El pasado 7 de mayo me llegó una carta de la inspección médica, anunciándome que tras leer mi expediente psiquiátrico habían decidido tramitar mi jubilación por incapacidad permanente para el servicio. La mutualidad de los funcionarios dio su visto bueno y ahora sólo falta que el Equipo de Valoración de Incapacidades del INSALUD apruebe la solicitud de la Administración. Aún no sé cuánto tiempo transcurrirá hasta que me convoque el tribunal. Mi primera reacción al recibir la carta fue de absoluta desolación, pero en seguida me planteé que la jubilación constituía la mejor alternativa, pues –aunque me duela reconocerlo- mi mente es un gráfico enloquecido, donde la euforia y la depresión se alternan o se encabalgan en breves períodos de tiempo. Lucho a diario contra el insomnio, las pesadillas, la ansiedad y la tristeza. Hace mucho que no sufro un brote de manía, pero cuando éste comience yo seré el último en advertirlo. Eso sí, no acepto que se asocie el trastorno bipolar o la esquizofrenia con la violencia. Sylvia Plath, Anne Sexton, Alejandra Pizarnik, Virginia Woolf, Pedro Casariego, Van Gogh y Kurt Cobain padecieron trastorno bipolar. Todos se suicidaron, pero ninguno cometió un acto violento. Artaud, Strindberg, Hölderlin y Leopoldo María Panero son eszquizofrénicos, pero jamás causaron daño a los demás. Asociar el filicidio de José Bretón a una presunta bipolaridad sólo sirve para alimentar falsos mitos. No parece lo más sensato en un momento en que la chusma acosa a la familia del sospechoso, pintarrajeando las paredes de su finca y exigiendo castigos medievales. No creo que les mueva el anhelo de justicia, sino sentimientos primarios de odio y venganza. Un linchamiento social y mediático no aportará ningún consuelo a la familia, que hasta ahora ha respondido a la tragedia con calma y dignidad.
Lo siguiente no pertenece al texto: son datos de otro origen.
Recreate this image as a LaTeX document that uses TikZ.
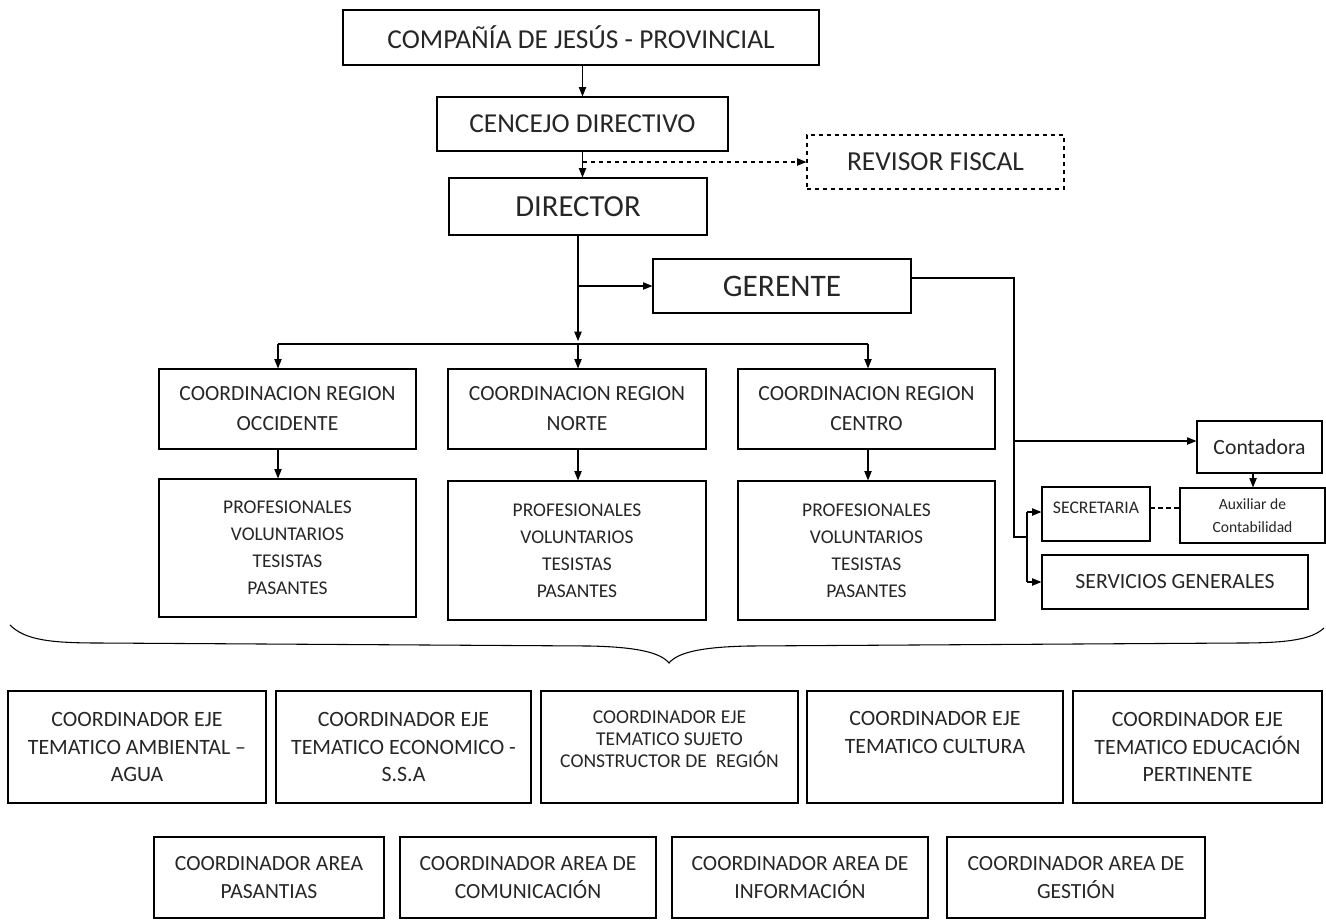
\documentclass[tikz,border=0pt]{standalone}
\usepackage{fontspec}
\setmainfont{Carlito}
\usetikzlibrary{arrows.meta}
\newcommand\fsz[2]{\fontsize{#1pt}{#2pt}\selectfont}
% \bx[options]{x1}{y1}{x2}{y2}{name}{text}
\newcommand\bx[7][]{\node[box,#1,minimum width={(#4-#2)*0.75pt},minimum height={(#5-#3)*0.75pt}] (#6) at ({(#2+#4)/2},{(#3+#5)/2}) {#7};}
\tikzset{
  box/.style={draw, line width=0.9pt, inner sep=0pt, align=center, text=black!85},
  dbox/.style={box, dashed},
  txt/.style={inner sep=0pt, align=center, text=black!85},
  ln/.style={line width=0.8pt},
  arr/.style={ln, -{Triangle[length=7pt,width=5.5pt]}},
}
\begin{document}
\begin{tikzpicture}[x=0.75pt,y=-0.75pt]
\useasboundingbox (0,0) rectangle (1326,921);

% top chain
\bx[font=\fsz{20.5}{24}]{343}{10}{819}{65}{comp}{COMPAÑÍA DE JESÚS - PROVINCIAL}
\bx[font=\fsz{20.5}{24}]{437}{97}{728}{151}{cen}{CENCEJO DIRECTIVO}
\bx[dbox,font=\fsz{20.6}{24}]{807}{135}{1064}{189}{rev}{REVISOR FISCAL}
\bx[font=\fsz{23}{27}]{449}{178}{707}{235}{dir}{DIRECTOR}
\bx[font=\fsz{23.5}{27}]{653}{259}{911}{313}{ger}{GERENTE}

% regions
\bx[font=\fsz{16.2}{22.5}]{159}{369}{416}{449}{occ}{COORDINACION REGION\\OCCIDENTE}
\bx[font=\fsz{16.2}{22.5}]{448}{369}{706}{449}{nor}{COORDINACION REGION\\NORTE}
\bx[font=\fsz{16.2}{22.5}]{738}{369}{995}{449}{cto}{COORDINACION REGION\\CENTRO}

\bx[font=\fsz{14.6}{20.25}]{159}{479}{416}{617}{pocc}{PROFESIONALES\\VOLUNTARIOS\\TESISTAS\\PASANTES}
\bx[font=\fsz{14.6}{20.25}]{448}{481}{706}{620}{pnor}{PROFESIONALES\\VOLUNTARIOS\\TESISTAS\\PASANTES}
\bx[font=\fsz{14.6}{20.25}]{738}{481}{995}{620}{pcto}{PROFESIONALES\\VOLUNTARIOS\\TESISTAS\\PASANTES}

% admin
\bx[font=\fsz{16.3}{20}]{1197}{421}{1322}{473}{cont}{Contadora}
\bx{1042}{487}{1150}{541}{sec}{}
\node[txt, font=\fsz{13.3}{16}] (sect) at ([yshift=4.5pt]sec.center) {SECRETARIA};
\bx[font=\fsz{11.7}{17.25}]{1180}{488}{1325}{543}{aux}{Auxiliar de\\Contabilidad}
\bx[font=\fsz{16.3}{20}]{1042}{555}{1308}{609}{serv}{SERVICIOS GENERALES}

% eje boxes
\bx[font=\fsz{16.4}{20.6}]{8}{691}{266}{803}{e1}{COORDINADOR EJE\\TEMATICO AMBIENTAL –\\AGUA}
\bx[font=\fsz{16.4}{20.6}]{276}{691}{531}{803}{e2}{COORDINADOR EJE\\TEMATICO ECONOMICO -\\S.S.A}
\bx{541}{691}{798}{803}{e3}{}
\node[txt, font=\fsz{14.7}{16.5}] (e3t) at ([yshift=6pt]e3.center) {COORDINADOR EJE\\TEMATICO SUJETO\\CONSTRUCTOR DE\ \ REGIÓN};
\bx{807}{691}{1063}{803}{e4}{}
\node[txt, font=\fsz{16.4}{20.6}] (e4t) at ([yshift=11pt]e4.center) {COORDINADOR EJE\\TEMATICO CULTURA};
\bx[font=\fsz{16.4}{20.6}]{1073}{691}{1322}{803}{e5}{COORDINADOR EJE\\TEMATICO EDUCACIÓN\\PERTINENTE}

% area boxes
\bx[font=\fsz{16.2}{21}]{154}{837}{384}{918}{a1}{COORDINADOR AREA\\PASANTIAS}
\bx[font=\fsz{16.2}{21}]{400}{837}{656}{918}{a2}{COORDINADOR AREA DE\\COMUNICACIÓN}
\bx[font=\fsz{16.2}{21}]{672}{837}{928}{918}{a3}{COORDINADOR AREA DE\\INFORMACIÓN}
\bx[font=\fsz{16.2}{21}]{947}{837}{1205}{918}{a4}{COORDINADOR AREA DE\\GESTIÓN}

% connectors top
\draw[arr] (cen.north |- comp.south) -- (cen.north);
\draw[arr] (cen.south) -- (cen.south |- dir.north);
\draw[arr, dashed] (cen.south |- rev.west) -- (rev.west);

\coordinate (hubl) at (278,344);
\coordinate (hubc) at (578,344);
\coordinate (hubr) at (868,344);
\coordinate (dtip) at (578,341);
\draw[arr] (dir.south) -- (dtip);
\draw[arr] (dir.south |- ger.west) -- (ger.west);
\draw[ln] (hubl) -- (hubr);
\draw[arr] (hubl) -- (hubl |- occ.north);
\draw[arr] (hubc) -- (hubc |- nor.north);
\draw[arr] (hubr) -- (hubr |- cto.north);

\draw[arr] (occ.south -| hubl) -- (pocc.north -| hubl);
\draw[arr] (nor.south -| hubc) -- (pnor.north -| hubc);
\draw[arr] (cto.south -| hubr) -- (pcto.north -| hubr);

% gerente branch
\coordinate (gr) at (1014,278);
\coordinate (gb) at (1014,537);
\coordinate (sb) at (1027,537);
\coordinate (jc) at (1014,441);
\coordinate (s1) at (1027,512);
\coordinate (s2) at (1027,582);
\draw[ln] (ger.east |- gr) -- (gr) -- (gb) -- (sb);
\draw[arr] (jc) -- (jc -| cont.west);
\draw[ln] (s1) -- (s2);
\draw[arr] (s1) -- (s1 -| sec.west);
\draw[arr] (s2) -- (s2 -| serv.west);
\coordinate (ca) at (1253,473);
\draw[arr] (ca) -- (ca |- aux.north);
\coordinate (sa) at (1150,508);
\draw[ln, dashed, dash pattern=on 4pt off 2pt] (sa) -- (sa -| aux.west);

% brace
\draw[ln] (10,625) .. controls (25,640) and (50,643) .. (100,643)
  -- (590,646) .. controls (635,647) and (660,652) .. (669,663)
  .. controls (678,652) and (703,647) .. (748,646)
  -- (1240,643) .. controls (1290,643) and (1312,639) .. (1324,628);
\end{tikzpicture}
\end{document}
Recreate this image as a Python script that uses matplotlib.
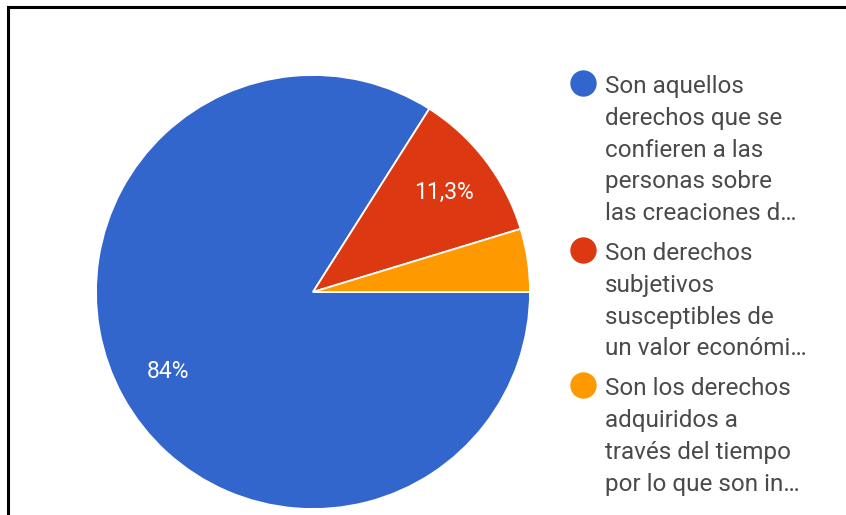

¿Por qué contar todo esto?  ¿Por qué sacar a la luz experiencias tan íntimas? Los escritores son exhibicionistas natos. Michel de Montaigne, Jean-Jacques Rousseau, Dostoievski, Jean Genet y William Burroughs nos relataron los aspectos más dolorosos de sus vidas. Anne Sexton convirtió su poesía en un espejo de su locura, sin escatimar fantasías sexuales que ofendían a la América tolerante y puritana de su época. Pizarnik recreó su desorden interior con sus versos dolientes: “te remuerden los días / te culpan las noches / te duele la vida tanto tanto / desesperada, ¿adónde vas? / desesperada ¡nada más!”. Leo a Pizarnik casi a diario. Aprecio mucho su obra y noto esa proximidad que reúne a todos los que transitan por los mismos infiernos. Sin embargo, de todos los poemas que se han escrito sobre la locura, ninguno me resulta tan cercano como el de Leopoldo María Panero: “El fruto de mi cerebro / cae y cae / sobre la arena / luchando / los despojos de mi alma / ensucian el papel”.

Ser sombra de una sombra es el destino del loco, pero esa existencia fantasmagórica es el tributo que se paga por creer en las palabras y el silencio. No sé lo que me espera, pero no encuentro ninguna razón para ocultar mi incertidumbre."